XXXVII. Lender’s Best Protective Practices
A lender seeking lawful repossession should:
- confirm actual default carefully
- document the exact outstanding balance
- send proper written notice
- avoid deceptive or violent collection tactics
- instruct repossession agents strictly against breach of peace
- obtain voluntary surrender where possible
- use judicial remedies when peaceful recovery is doubtful
- comply strictly with foreclosure procedures
- provide proper accounting after sale
- respect Recto Law limits on deficiency where applicable
A lender that ignores these steps increases litigation risk substantially.
XXXVIII. Bottom Line
Vehicle repossession after loan default in the Philippines is legally allowed, but it is not a free-for-all. The creditor’s rights come from the loan contract, the chattel mortgage, and the governing law, especially the Civil Code, the Chattel Mortgage Law, and, in installment sale cases, the Recto Law.

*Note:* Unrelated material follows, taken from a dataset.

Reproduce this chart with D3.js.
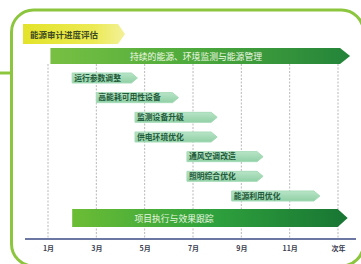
<!DOCTYPE html>
<html><head><meta charset="utf-8">
<script src="https://cdn.jsdelivr.net/npm/d3@7"></script>
<style>html,body{margin:0;padding:0;background:#fff;overflow:hidden}svg{display:block}</style>
</head><body>
<script>
const title = "能源审计进度评估";
const tickMonths = [1, 3, 5, 7, 9, 11, 13];
const tickLabels = ["1月", "3月", "5月", "7月", "9月", "11月", "次年"];
const mainTop = {name: "持续的能源、环境监测与能源管理", start: 1.1, end: 13.5};
const mainBottom = {name: "项目执行与效果跟踪", start: 2.0, end: 13.4};
const tasks = ["运行参数调整", "高能耗可用性设备", "监测设备升级", "供电环境优化", "通风空调改造", "照明综合优化", "能源利用优化"];
const taskStart = [2.0, 3.0, 4.6, 4.6, 6.75, 6.75, 8.6];
const taskEnd = [4.7, 6.4, 8.0, 8.0, 9.9, 9.9, 12.25];

const W = 361, H = 264;
const svg = d3.select("body").append("svg").attr("width", W).attr("height", H);
const defs = svg.append("defs");
function lg(id, stops, vertical) {
  const g = defs.append("linearGradient").attr("id", id)
    .attr("x1", 0).attr("y1", 0).attr("x2", vertical ? 0 : 1).attr("y2", vertical ? 1 : 0);
  stops.forEach(s => g.append("stop").attr("offset", s[0]).attr("stop-color", s[1]));
}
lg("gTop", [[0, "#78c043"], [0.45, "#4fab3c"], [1, "#23843a"]]);
lg("gBot", [[0, "#6cbd35"], [0.5, "#2fa23d"], [1, "#187533"]]);
lg("gTag", [[0, "#e3e32a"], [0.7, "#ecea55"], [1, "#f3f19a"]]);
lg("gTask", [[0, "#b8e4c6"], [1, "#90d0a6"]], true);

const x = d3.scaleLinear().domain([1, 13]).range([48, 338]);
const y = d3.scalePoint().domain(tasks).range([78, 196]);

// frame
svg.append("rect").attr("x", 11.5).attr("y", 10).attr("width", 352).attr("height", 256)
  .attr("rx", 22).attr("fill", "none").attr("stroke", "#8cc63f").attr("stroke-width", 3);
svg.append("line").attr("x1", 0).attr("x2", 11).attr("y1", 73).attr("y2", 73)
  .attr("stroke", "#8cc63f").attr("stroke-width", 3);

// title tag
const tag = d3.path();
tag.moveTo(23, 24); tag.lineTo(118, 24); tag.lineTo(125, 34); tag.lineTo(118, 44); tag.lineTo(23, 44); tag.closePath();
svg.append("path").attr("d", tag.toString()).attr("fill", "url(#gTag)");
svg.append("text").attr("x", 30).attr("y", 37.5).text(title)
  .attr("font-family", "Noto Sans CJK SC").attr("font-size", 8.5).attr("font-weight", "bold").attr("fill", "#3d4a22");

// grid
const axisY = 239;
svg.append("g").selectAll("line").data(tickMonths).join("line")
  .attr("x1", d => x(d)).attr("x2", d => x(d)).attr("y1", 64).attr("y2", axisY)
  .attr("stroke", "#b9b9b9").attr("stroke-width", 1).attr("stroke-dasharray", "2,1.5");

// axis
const axis = svg.append("g").attr("transform", `translate(0,${axisY})`)
  .call(d3.axisBottom(x).tickValues(tickMonths).tickFormat((d, i) => tickLabels[i]).tickSize(0).tickPadding(7));
axis.select(".domain").remove();
axis.selectAll("text").attr("font-family", "Noto Sans CJK SC").attr("font-size", 7).attr("font-weight", "bold").attr("fill", "#3b4050");
svg.append("line").attr("x1", 25).attr("x2", 356).attr("y1", axisY).attr("y2", axisY)
  .attr("stroke", "#3d4a86").attr("stroke-width", 1.6);

function arrowPath(x0, x1, yc, h, tip) {
  const p = d3.path();
  p.moveTo(x0, yc - h / 2); p.lineTo(x1 - tip, yc - h / 2); p.lineTo(x1, yc);
  p.lineTo(x1 - tip, yc + h / 2); p.lineTo(x0, yc + h / 2); p.closePath();
  return p.toString();
}

// main bars
function mainBar(b, yc, h, fill) {
  svg.append("path").attr("d", arrowPath(x(b.start), x(b.end), yc, h, 10)).attr("fill", fill);
}
mainBar(mainTop, 56, 16, "url(#gTop)");
svg.append("text").attr("x", 196).attr("y", 59.5).attr("text-anchor", "middle").text(mainTop.name)
  .attr("font-family", "Noto Sans CJK SC").attr("font-size", 8.8).attr("fill", "#f2fbe8");
mainBar(mainBottom, 218, 18, "url(#gBot)");
svg.append("text").attr("x", 174).attr("y", 221.5).attr("text-anchor", "middle").text(mainBottom.name)
  .attr("font-family", "Noto Sans CJK SC").attr("font-size", 8.8).attr("fill", "#eaf7e0");

// tasks
const tg = svg.append("g").selectAll("g").data(tasks).join("g");
tg.append("path").attr("d", (d, i) => arrowPath(x(taskStart[i]), x(taskEnd[i]), y(d), 10, 6))
  .attr("fill", "url(#gTask)").attr("stroke", "#a5dbb7").attr("stroke-width", 1).attr("stroke-linejoin", "round");
tg.append("text").attr("x", (d, i) => x(taskStart[i]) + 2).attr("y", d => y(d) + 2.8).text(d => d)
  .attr("font-family", "Noto Sans CJK SC").attr("font-size", 7.8).attr("font-weight", "bold").attr("fill", "#1f5a3a");
</script>
</body></html>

The most important rules are these:
- Default under the contract can trigger repossession and foreclosure remedies.
- A creditor may in proper cases recover the vehicle without prior court order if recovery is peaceful and lawful.
- A creditor may not use force, intimidation, trespass, or breach of peace to seize the vehicle.
- After recovery, the creditor must still follow proper foreclosure procedure.
- If the transaction is covered by the Recto Law and the creditor forecloses the chattel mortgage on the vehicle sold on installment, the creditor is generally barred from recovering any deficiency.
- Borrowers remain protected against abusive repossession, illegal collection tactics, sham foreclosure, and unlawful retention of personal belongings.
In Philippine law, the right to repossess is real, but it is a regulated enforcement right, not a license for private force.